The board, for purposes of Section 7504, may file internally prepared financial statements with the Controller within six months of the end of the fiscal year, and shall file independently audited financial statements as soon as they are available.
The annual audits of the financial statements of the system shall not be duplicated by the Department of Finance or the State Auditor.
This section does not affect the ability of the State Auditor or the Department of Finance to conduct other types of audits of the system as otherwise authorized by statute. This system shall be exempt from a pro rata general administrative charge for auditing.

SEC. 8.

 Section 20418 is added to the Government Code, to read:

20418.
 (a) On or before January 1, 2019, the board shall review the duties of officers and employees in positions included in the safety member classification pursuant to this article and shall reclassify the positions, for the purposes of the system, as follows:
(1) “Patrol member,” “state peace officer/firefighter member” or “state safety member,” for positions with principal duties that place the employee or officer in the position in harm’s way.
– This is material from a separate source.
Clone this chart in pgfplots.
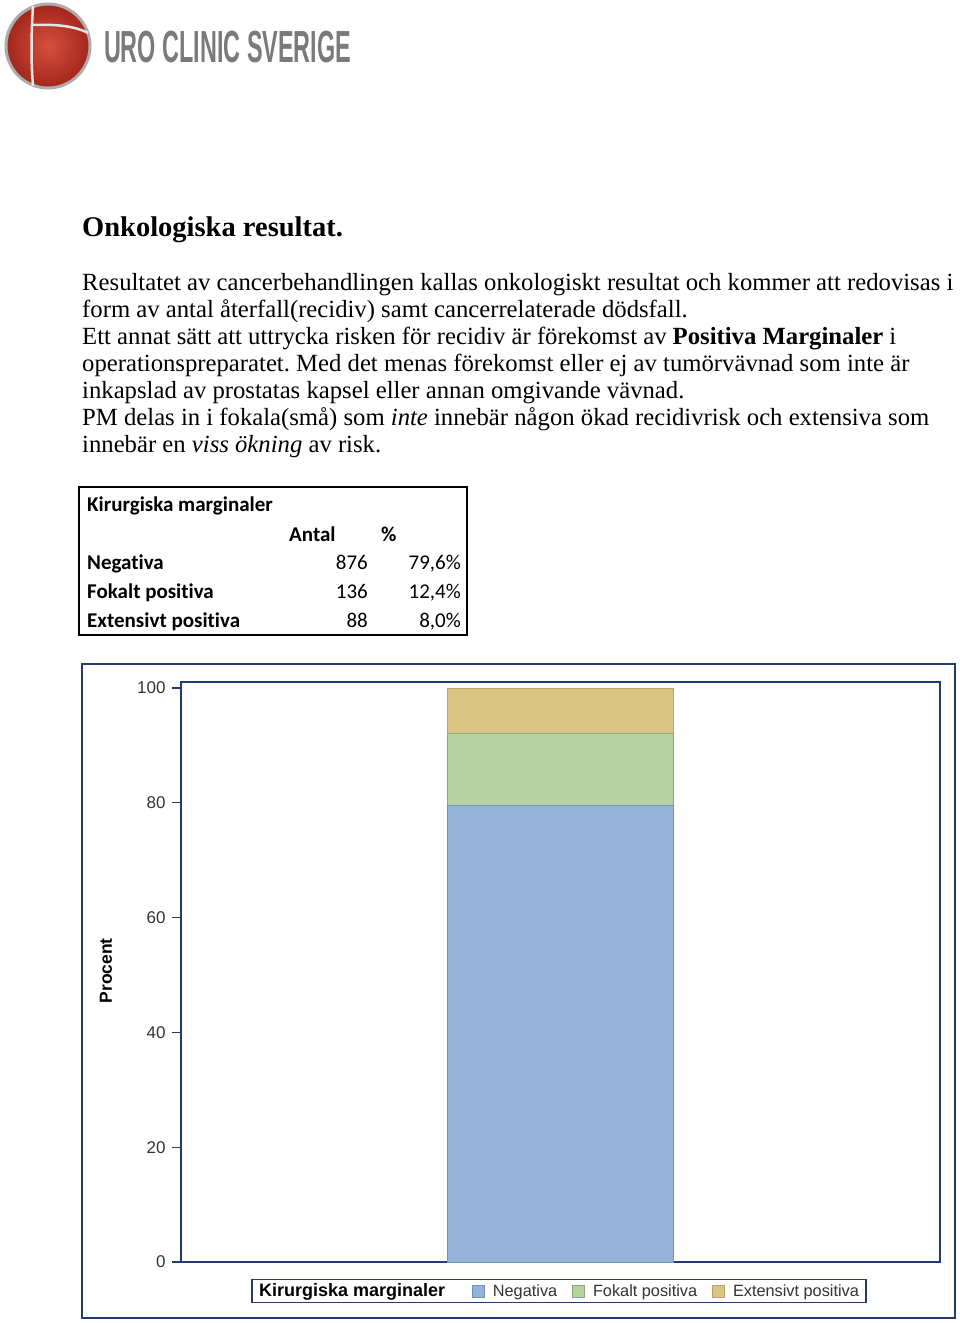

The board shall not reclassify a position as “patrol member,” “state peace officer/firefighter member,” or “state safety member” on the sole basis that the position involves law enforcement.
(2) “State miscellaneous member” or “state industrial member” for positions not described in paragraph (1).
(b) Notwithstanding this article or any other law, the reclassification of positions pursuant to subdivision (a) shall apply to any person who is first employed by the state and becomes a state member of the system on or after January 1, 2018.

SEC. 9.

 Section 20818 is added to the Government Code, to read:

20818.
 Notwithstanding any other law, in any year in which the unfunded actuarial liability of the system is greater than zero, the board shall increase the employer contribution rate otherwise provided by law for the state, contracting agencies, and school employers by 10 percent.